Unbelievable. Who would have thought in less than four months we would be in the same press conference room again?
This time however, it was not for the disappearance of flight MH370 but of another Malaysia Airlines aircraft, flight MH17, which was shot down in Eastern Ukraine on Thursday.
I looked around. Everything looked familiar. The room, the seat I would normally sit during MH370 press conferences and the regular old faces. The reporters at this press conference were the same ones who covered MH370, a saga that began on March 8.
The Prime Minister getting ready for the emergency press conference at Sama-Sama Hotel in KLIA early Tuesday morning. - Pic by Tan Su Lin
As the moderator of the press conference, Jagjit Singh from the Information Department went on stage to brief reporters, I looked at the reporter seated next to me and shot her a look.
“This feels like déjà vu,” I said to her and she nodded in agreement. In a way, it was a reunion of sorts. I was glad to see old friends once again in the same room but at the same time saddened by the fact that we were brought together to cover a very sad news.

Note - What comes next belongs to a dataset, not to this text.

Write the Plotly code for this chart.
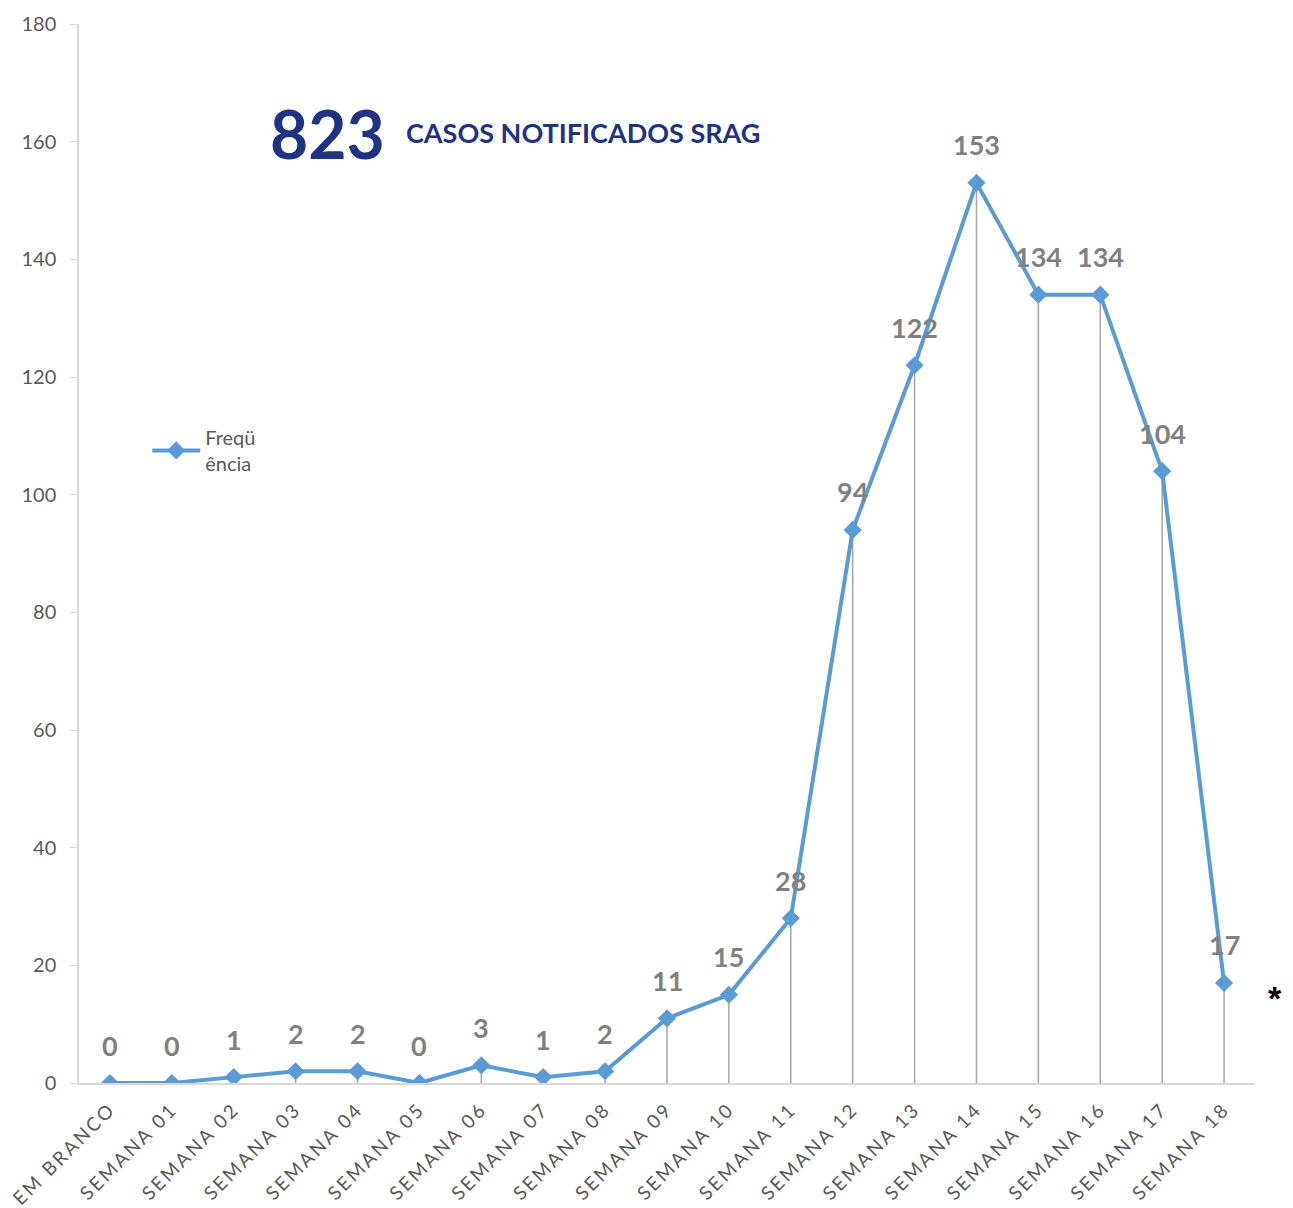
import plotly.graph_objects as go

categories = ["EM BRANCO", "SEMANA 01", "SEMANA 02", "SEMANA 03", "SEMANA 04",
              "SEMANA 05", "SEMANA 06", "SEMANA 07", "SEMANA 08", "SEMANA 09",
              "SEMANA 10", "SEMANA 11", "SEMANA 12", "SEMANA 13", "SEMANA 14",
              "SEMANA 15", "SEMANA 16", "SEMANA 17", "SEMANA 18"]
frequencia = [0, 0, 1, 2, 2, 0, 3, 1, 2, 11, 15, 28, 94, 122, 153, 134, 134, 104, 17]
total_casos = 823
titulo = "CASOS NOTIFICADOS SRAG"
serie_nome = "Freqü<br>ência"

FONT = "Lato"
BLUE = "#5B9BD5"
NAVY = "#1F3283"
GREY_TXT = "#595959"
LABEL_GREY = "#808080"
AXIS_GREY = "#D9D9D9"

fig = go.Figure()

# drop lines from each point to the axis
dx, dy = [], []
for c, v in zip(categories, frequencia):
    dx += [c, c, None]
    dy += [0, v, None]
fig.add_trace(go.Scatter(x=dx, y=dy, mode="lines",
                         line=dict(color="#A6A6A6", width=1.5),
                         showlegend=False, hoverinfo="skip"))

fig.add_trace(go.Scatter(x=categories, y=frequencia, mode="lines+markers",
                         name=serie_nome,
                         line=dict(color=BLUE, width=4),
                         marker=dict(symbol="diamond", size=14, color=BLUE)))

for c, v in zip(categories, frequencia):
    fig.add_annotation(x=c, y=v, text=str(v), showarrow=False, yshift=38,
                       font=dict(family=FONT, size=27, color=LABEL_GREY, weight="bold"))

fig.add_annotation(xref="paper", yref="paper", x=0.1606, y=0.897, xanchor="left",
                   yanchor="middle", text=f"<b>{total_casos}</b>", showarrow=False,
                   font=dict(family=FONT, size=66, color=NAVY))
fig.add_annotation(xref="paper", yref="paper", x=0.2765, y=0.898, xanchor="left",
                   yanchor="middle", text=f"<b>{titulo}</b>", showarrow=False,
                   font=dict(family=FONT, size=27, color=NAVY))
fig.add_annotation(xref="paper", yref="paper", x=1.0245, y=0.08, xanchor="right",
                   yanchor="middle", text="<b>*</b>", showarrow=False,
                   font=dict(family="Liberation Sans", size=34, color="#000000"))

ticktext = [f'<span style="letter-spacing:2.5px">{c}</span>' for c in categories]

fig.update_layout(
    width=1285, height=1200,
    margin=dict(l=71, r=38, t=16, b=125, autoexpand=False),
    paper_bgcolor="white", plot_bgcolor="white",
    font=dict(family=FONT, color=GREY_TXT),
    showlegend=True,
    legend=dict(x=0.058, y=0.628, xanchor="left", yanchor="top",
                font=dict(family=FONT, size=20, color=GREY_TXT),
                bgcolor="rgba(0,0,0,0)", itemwidth=48),
    xaxis=dict(type="category", range=[-0.5, len(categories) - 0.5],
               tickmode="array", tickvals=categories, ticktext=ticktext,
               tickangle=-45, showgrid=False, showline=True, linecolor=AXIS_GREY,
               linewidth=1.5, ticks="", automargin=False, ticklabelstandoff=6,
               tickfont=dict(family=FONT, size=19, color=GREY_TXT)),
    yaxis=dict(range=[0, 180], dtick=20, showgrid=False, showline=True,
               linecolor=AXIS_GREY, linewidth=1.5, ticks="outside", ticklen=7,
               tickcolor=AXIS_GREY, zeroline=False, automargin=False,
               ticklabelstandoff=10,
               tickfont=dict(family=FONT, size=20, color=GREY_TXT)),
)

fig.write_html("out.html")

“I was shocked when I first heard about the news and I didn’t want to believe it. Who would have imagined in less than four months, another incident happened to another MAS flight?” said a fellow reporter.

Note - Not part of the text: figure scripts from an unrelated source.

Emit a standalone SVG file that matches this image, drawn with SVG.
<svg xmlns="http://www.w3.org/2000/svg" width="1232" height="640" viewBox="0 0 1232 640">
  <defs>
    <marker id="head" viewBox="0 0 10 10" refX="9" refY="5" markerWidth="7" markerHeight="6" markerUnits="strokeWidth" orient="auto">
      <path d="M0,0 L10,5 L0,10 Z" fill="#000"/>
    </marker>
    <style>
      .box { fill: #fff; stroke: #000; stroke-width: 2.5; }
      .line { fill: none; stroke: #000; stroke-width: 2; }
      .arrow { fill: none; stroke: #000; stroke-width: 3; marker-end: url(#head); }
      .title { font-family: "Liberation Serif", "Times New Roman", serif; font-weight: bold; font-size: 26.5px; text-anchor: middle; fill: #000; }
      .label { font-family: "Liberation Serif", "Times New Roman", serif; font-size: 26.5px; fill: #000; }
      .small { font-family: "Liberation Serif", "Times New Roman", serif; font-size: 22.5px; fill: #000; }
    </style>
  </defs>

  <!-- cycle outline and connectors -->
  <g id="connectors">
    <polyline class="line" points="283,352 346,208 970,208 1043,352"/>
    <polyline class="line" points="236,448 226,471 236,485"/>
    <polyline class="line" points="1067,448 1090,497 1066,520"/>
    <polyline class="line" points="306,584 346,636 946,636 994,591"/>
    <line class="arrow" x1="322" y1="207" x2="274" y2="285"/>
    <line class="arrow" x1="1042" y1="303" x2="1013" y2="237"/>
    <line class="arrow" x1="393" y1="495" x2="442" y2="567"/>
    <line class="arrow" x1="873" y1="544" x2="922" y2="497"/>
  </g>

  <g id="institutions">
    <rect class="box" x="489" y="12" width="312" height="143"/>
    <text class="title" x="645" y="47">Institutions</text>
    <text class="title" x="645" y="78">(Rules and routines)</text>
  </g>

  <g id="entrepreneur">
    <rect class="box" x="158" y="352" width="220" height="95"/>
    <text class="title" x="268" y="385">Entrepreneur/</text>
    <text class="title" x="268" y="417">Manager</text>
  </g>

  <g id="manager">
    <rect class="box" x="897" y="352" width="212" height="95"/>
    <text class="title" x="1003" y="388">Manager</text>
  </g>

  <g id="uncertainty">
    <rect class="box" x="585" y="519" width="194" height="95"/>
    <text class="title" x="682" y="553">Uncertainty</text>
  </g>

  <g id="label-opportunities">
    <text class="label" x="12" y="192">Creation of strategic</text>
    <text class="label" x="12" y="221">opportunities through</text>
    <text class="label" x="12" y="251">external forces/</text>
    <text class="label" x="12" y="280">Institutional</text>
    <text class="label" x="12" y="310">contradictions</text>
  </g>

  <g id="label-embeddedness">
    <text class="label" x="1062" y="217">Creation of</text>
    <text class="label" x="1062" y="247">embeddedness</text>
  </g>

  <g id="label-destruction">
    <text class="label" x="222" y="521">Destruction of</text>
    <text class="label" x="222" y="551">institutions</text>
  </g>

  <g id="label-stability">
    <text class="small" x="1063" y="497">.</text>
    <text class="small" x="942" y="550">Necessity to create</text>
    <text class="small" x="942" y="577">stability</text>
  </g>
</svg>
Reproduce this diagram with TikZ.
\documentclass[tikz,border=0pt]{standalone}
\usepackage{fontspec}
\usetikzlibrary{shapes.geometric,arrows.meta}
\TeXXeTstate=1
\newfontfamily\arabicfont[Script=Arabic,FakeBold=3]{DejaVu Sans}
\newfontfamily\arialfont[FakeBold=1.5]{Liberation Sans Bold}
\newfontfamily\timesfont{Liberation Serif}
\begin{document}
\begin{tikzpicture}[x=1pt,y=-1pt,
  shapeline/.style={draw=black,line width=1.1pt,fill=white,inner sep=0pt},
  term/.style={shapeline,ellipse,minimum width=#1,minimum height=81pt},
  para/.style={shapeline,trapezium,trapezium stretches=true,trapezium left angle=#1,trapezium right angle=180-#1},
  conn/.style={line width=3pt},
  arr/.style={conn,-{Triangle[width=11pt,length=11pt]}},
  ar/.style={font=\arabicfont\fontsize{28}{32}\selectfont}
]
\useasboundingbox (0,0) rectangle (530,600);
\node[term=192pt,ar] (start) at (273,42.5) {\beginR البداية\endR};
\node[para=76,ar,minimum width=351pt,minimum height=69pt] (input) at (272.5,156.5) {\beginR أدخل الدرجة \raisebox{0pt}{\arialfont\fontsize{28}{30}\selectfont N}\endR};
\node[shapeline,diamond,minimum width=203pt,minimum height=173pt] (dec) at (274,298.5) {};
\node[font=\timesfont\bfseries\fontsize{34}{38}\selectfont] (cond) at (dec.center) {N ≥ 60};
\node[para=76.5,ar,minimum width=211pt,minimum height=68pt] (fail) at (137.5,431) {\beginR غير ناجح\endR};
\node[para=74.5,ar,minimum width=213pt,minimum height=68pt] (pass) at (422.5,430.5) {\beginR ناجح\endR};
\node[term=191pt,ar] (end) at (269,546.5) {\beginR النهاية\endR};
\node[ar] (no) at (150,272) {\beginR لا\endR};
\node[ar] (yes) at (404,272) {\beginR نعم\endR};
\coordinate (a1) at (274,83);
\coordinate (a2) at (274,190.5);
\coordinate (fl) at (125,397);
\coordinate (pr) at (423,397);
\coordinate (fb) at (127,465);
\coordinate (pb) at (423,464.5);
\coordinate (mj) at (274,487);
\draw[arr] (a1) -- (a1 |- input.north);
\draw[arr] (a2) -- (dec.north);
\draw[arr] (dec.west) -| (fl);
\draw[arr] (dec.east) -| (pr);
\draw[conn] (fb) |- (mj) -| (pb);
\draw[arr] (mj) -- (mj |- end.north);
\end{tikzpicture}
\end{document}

“The mystery of MH370 is not even solved yet and then now MH17?” another reporter echoed.
If MH370 felt like weeks and months of press conferences on finding out what happened to the plane but for MH17, the circumstances are altogether different.
The plane was shot down and it crashed leaving no survivors.
In the press conference room, reporters were eager for confirmation on the incident.
Reading out a statement, the Prime Minister told reporters that Ukrainian authorities believed the Boeing 777 aircraft, on its way to Kuala Lumpur from Amsterdam, was shot down by a missile.
He said Malaysia, at that point of time, could not verify what caused the plane to crash but confirmed that it had not made any distress call.
It was also established that the flight route which MH17 took over the “conflict-zone” was declared safe by the International Civil Aviation Organization (ICAO).
A few hours later at another press conference, Transport Minister Datuk Seri Liow Tiong Lai fielded a barrage of questions from local and foreign reporters as to why the Malaysia Airlines flight passed over a warzone.
He had to reiterate about a dozen times that MH17 was following "the right route on the right path."
On the second day of press conference, few questions still revolved around the flight path.
“People want to hear what they want to hear," I told my colleague when asked about why reporters kept harping on the same line of questioning.
Perhaps they want to put the blame on the airline or someone for sending the aircraft on a flight path that eventually exposed it to danger and caused the death of 289 passengers and crewsof the fateful MH17.
But one should not stop to question the 5W and 1H - Who shot the plane? What brought the plane down? When will the bodies be brought back? Where exactly is the black box? Why did it happen and how do we move on from here?
Some questions may never be answered. Deja vu indeed!